Omit every picture, and retype the lines that run from the beginning of the data below through the line containing "(0,\a) -- (1945,\b);", inclusive.

STORED DATA:
───

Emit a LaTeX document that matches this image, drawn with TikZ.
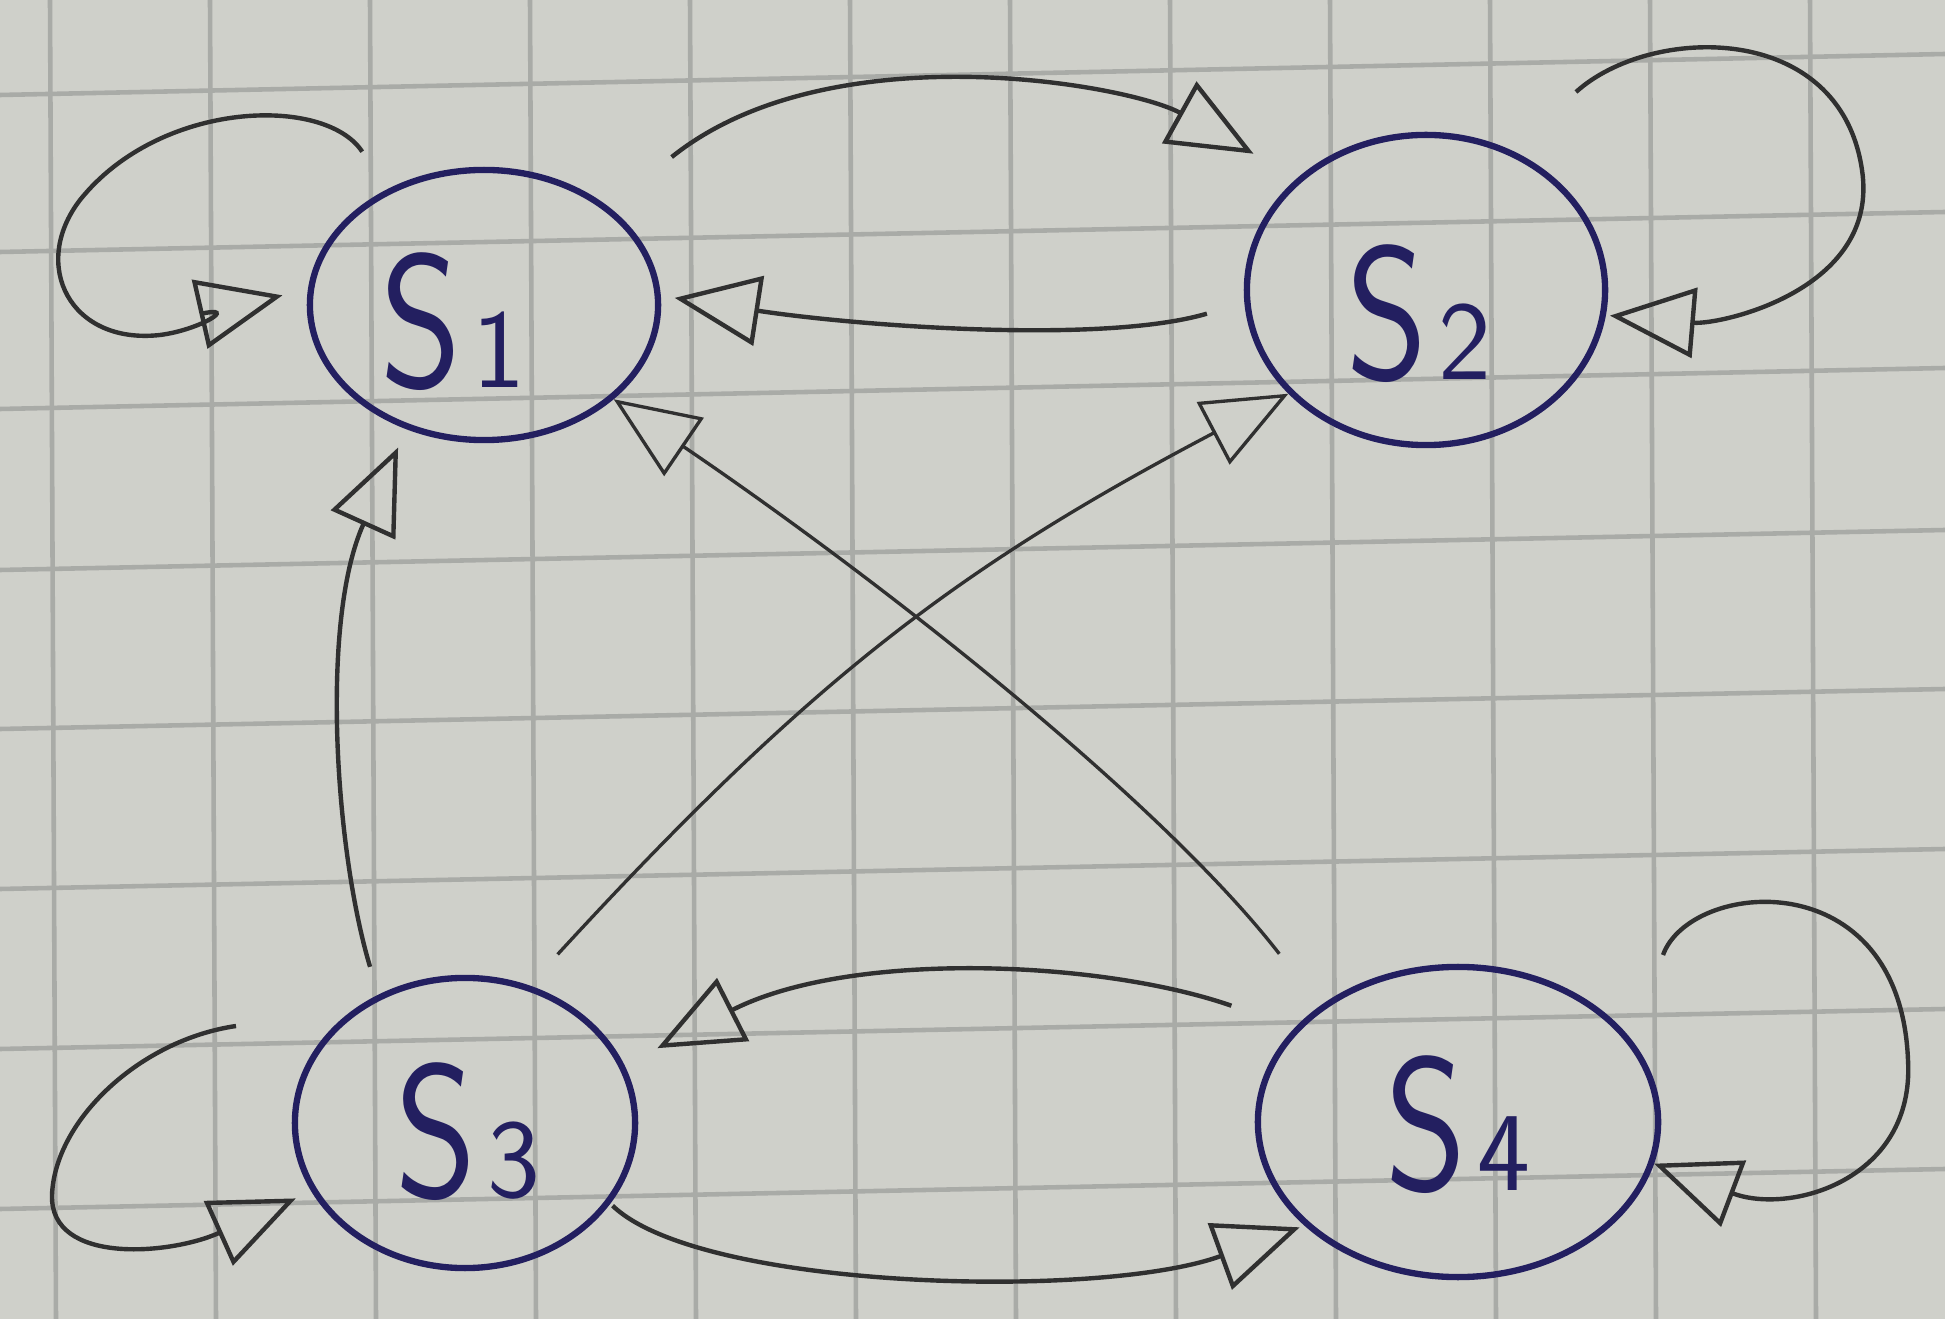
\documentclass[tikz,border=0pt]{standalone}
\usetikzlibrary{arrows.meta,shapes.geometric}
\definecolor{paper}{HTML}{CFD0CA}
\definecolor{gridc}{HTML}{A9ABA7}
\definecolor{ink}{HTML}{231F60}
\definecolor{pencil}{HTML}{303030}
\newcommand{\stname}[1]{\sffamily{\fontsize{54}{54}\selectfont\scalebox{0.82}[1]{S}}\kern3pt{\fontsize{32}{32}\selectfont #1}}
\begin{document}
\begin{tikzpicture}[x=0.01cm,y=-0.01cm,
  state/.style={ellipse, draw=ink, line width=1.8pt, inner sep=0pt},
  lbl/.style={text=ink, inner sep=0pt},
  edge/.style={draw=pencil, line width=1.25pt, -{Triangle[open,length=0.85cm,width=0.7cm]}},
  thinedge/.style={edge, line width=0.95pt},
  gridline/.style={draw=gridc, line width=1.3pt}]
\fill[paper] (0,0) rectangle (1945,1319);
\useasboundingbox (0,0) rectangle (1945,1319);
\foreach \x in {50,210,...,1810} \draw[gridline] (\x,0) -- (\x+6,1319);
\foreach \a/\b in {95/54, 252/212, 409/368, 570/530, 729/689, 889/849, 1049/1009, 1209/1169}
  \draw[gridline] (0,\a) -- (1945,\b);

\node[state, minimum width=3.48cm, minimum height=2.70cm,
  label={[lbl, xshift=-0.31cm, yshift=-0.17cm]center:\stname{1}}] (S1) at (484,305) {};
\node[state, minimum width=3.58cm, minimum height=3.10cm,
  label={[lbl, xshift=-0.07cm, yshift=-0.24cm]center:\stname{2}}] (S2) at (1426,290) {};
\node[state, minimum width=3.40cm, minimum height=2.90cm,
  label={[lbl, xshift=0.03cm, yshift=-0.09cm]center:\stname{3}}] (S3) at (465,1123) {};
\node[state, minimum width=4.00cm, minimum height=3.10cm,
  label={[lbl, yshift=-0.03cm]center:\stname{4}}] (S4) at (1458,1122) {};

\coordinate (d0) at (1576,92);
\coordinate (j0) at (236,1026);
\coordinate (k0) at (1663,955);

% S1 self loop
\draw[edge, shorten <=0.45cm, shorten >=0.26cm] (S1.130) .. controls (325,95) and (160,100) .. (80,200)
  .. controls (30,265) and (70,345) .. (160,335) .. controls (200,330) and (240,305) .. (S1.175);
% S1 -> S2
\draw[edge, shorten <=0.8cm, shorten >=0.5cm] (S1.38) .. controls (830,30) and (1130,85) .. (S2.139);
% S2 -> S1
\draw[edge, shorten <=0.39cm, shorten >=0.14cm] (S2.184) .. controls (1100,345) and (850,325) .. (S1.3);
% S2 self loop
\draw[edge, shorten >=0.04cm] (d0) .. controls (1650,25) and (1840,20) .. (1862,170)
  .. controls (1880,290) and (1720,325) .. (S2.352);
% S3 -> S1
\draw[edge, shorten <=0.29cm, shorten >=0.2cm] (S3.124) .. controls (335,850) and (320,620) .. (S1.238);
% S4 -> S1
\draw[thinedge, shorten <=0.66cm] (S4.140) .. controls (1160,800) and (880,580) .. (S1.324);
% S3 -> S2
\draw[thinedge, shorten <=0.42cm] (S3.65) .. controls (808,682) and (955,569) .. (S2.217);
% S4 -> S3
\draw[edge, shorten <=0.67cm, shorten >=0.37cm] (S4.150) .. controls (1100,960) and (850,950) .. (S3.20);
% S3 -> S4
\draw[edge, shorten <=0.03cm, shorten >=0.05cm] (S3.331) .. controls (700,1290) and (1100,1300) .. (S4.214);
% S3 self loop
\draw[edge, shorten >=0.17cm] (j0) .. controls (140,1040) and (55,1120) .. (52,1195)
  .. controls (50,1265) and (170,1255) .. (S3.204);
% S4 self loop
\draw[edge] (k0) .. controls (1690,880) and (1900,860) .. (1908,1060)
  .. controls (1915,1180) and (1790,1215) .. (S4.348);
\end{tikzpicture}
\end{document}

───

OUTPUT FOR THIS EXERCISE:
Emit a LaTeX document that matches this image, drawn with TikZ.
\documentclass[tikz,border=0pt]{standalone}
\usetikzlibrary{arrows.meta,shapes.geometric}
\definecolor{paper}{HTML}{CFD0CA}
\definecolor{gridc}{HTML}{A9ABA7}
\definecolor{ink}{HTML}{231F60}
\definecolor{pencil}{HTML}{303030}
\newcommand{\stname}[1]{\sffamily{\fontsize{54}{54}\selectfont\scalebox{0.82}[1]{S}}\kern3pt{\fontsize{32}{32}\selectfont #1}}
\begin{document}
\begin{tikzpicture}[x=0.01cm,y=-0.01cm,
  state/.style={ellipse, draw=ink, line width=1.8pt, inner sep=0pt},
  lbl/.style={text=ink, inner sep=0pt},
  edge/.style={draw=pencil, line width=1.25pt, -{Triangle[open,length=0.85cm,width=0.7cm]}},
  thinedge/.style={edge, line width=0.95pt},
  gridline/.style={draw=gridc, line width=1.3pt}]
\fill[paper] (0,0) rectangle (1945,1319);
\useasboundingbox (0,0) rectangle (1945,1319);
\foreach \x in {50,210,...,1810} \draw[gridline] (\x,0) -- (\x+6,1319);
\foreach \a/\b in {95/54, 252/212, 409/368, 570/530, 729/689, 889/849, 1049/1009, 1209/1169}
  \draw[gridline] (0,\a) -- (1945,\b);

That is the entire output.